「私には才能がない」は努力をしない人の言い訳。スズキ・メソードの人間教育
■親子で同じ目標に向かって努力する
スズキ・メソードでは、「親子で学ぶ」が基本で、親も子どもと同じ曲を練習してもらうそう。同じ目標に向かって努力することで、苦労も喜びもシェアできますよね。お母さんと一緒だったら毎日の練習を乗り越える力も倍増しそうです。
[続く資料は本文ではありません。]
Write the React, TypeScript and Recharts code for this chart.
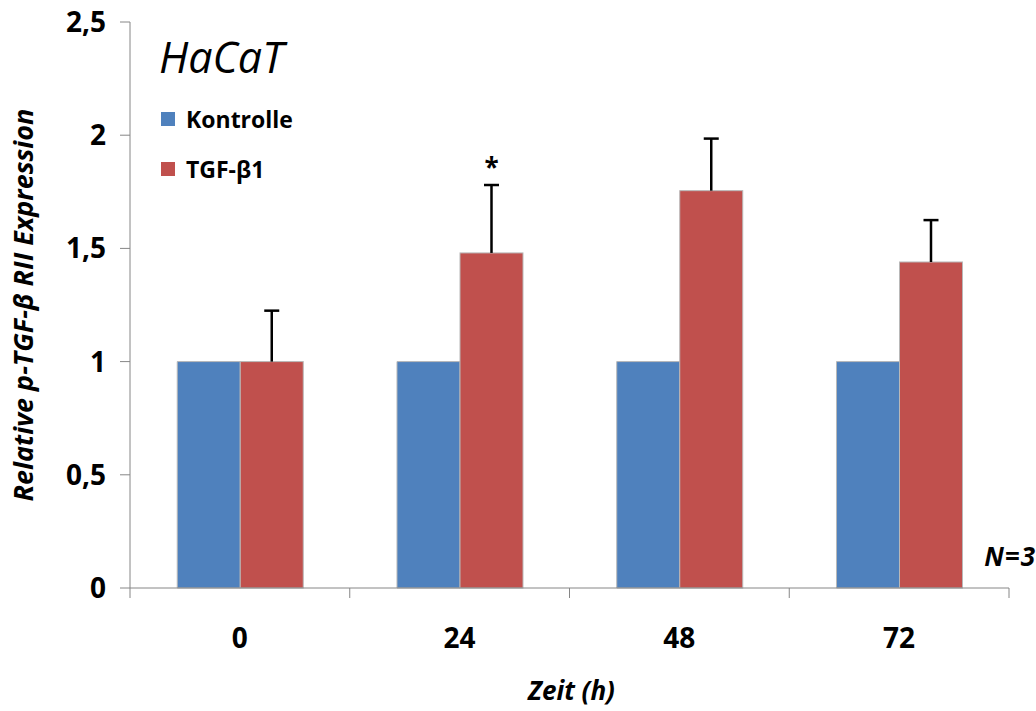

家庭では、サッカーでもバスケットでもお習字の練習でも、どんなテーマでもかまいませんので、親子で一緒に頑張る目標を作ってみましょう。お互い楽しく努力することで、行動力、持続力、忍耐力を育みやすい土壌を作ることができます。
■親子で毎日ひとつ覚えよう
鈴木氏が「もっとも大切な能力のひとつ」とあげるのが記憶力です。スズキ・メソード初期の頃、いかに早く覚えて長く忘れないかの訓練をさせたそうです。その方法のひとつが、子どもたちにも親しみやすい小林一茶の句を毎日一句ずつ覚えさせること。
最初は苦戦していても、だんだん早く覚えられるようになり、最後には自分流の俳句を作ることを楽しむまでに。記憶力の訓練から感受性や想像力も育まれていったのです。
家庭でもまねできそうですよね。興味のあるものをテーマにして、毎日ひとつずつ親子で覚えて、成果を披露し合えば、共通の話題もでき、親子のコミュニケーション効果も得られて一石二鳥です。
■何度も繰り返して質を高める
鈴木氏のバイオリンの指導は次のような手順で進められました。
課題曲が与えられたら、まずその曲を毎日聴く。弾き方を丁寧に指導し、丁寧に稽古する。一通り弾けるようになったら、“さらに立派に”弾けるように練習を繰り返す。十分弾けるようになったら、その曲を演奏しているときに、全く関係ない質問を投げかけて、演奏しながら答えてもらう。同時にふたつのことをこなせることが確認できたら、しっかり能力が育ったと確認できる。つまり、広く浅くではなく、「ひとつのことを深く掘り下げること」が大事だということ。ひとつを極めることが、能力を育む最適な方法なのです。たとえば、問題集を一冊を何度も何度も繰り返し、書いてあることを全部覚えてしまうほどやる。これは、東大を主席で卒業したNY州弁護士・山口真由さんも「7回読み勉強法」として推奨しています。
このときのプロセスを、いかに苦痛ではなく「楽しい」と思わせられるかも大事です。鈴木氏も実践していましたが、前述の「同時にふたつのことをこなす」訓練も、質問を楽しいクイズにするなど、ゲーム感覚で遊ぶように行なうことが、継続の鍵となりそうです。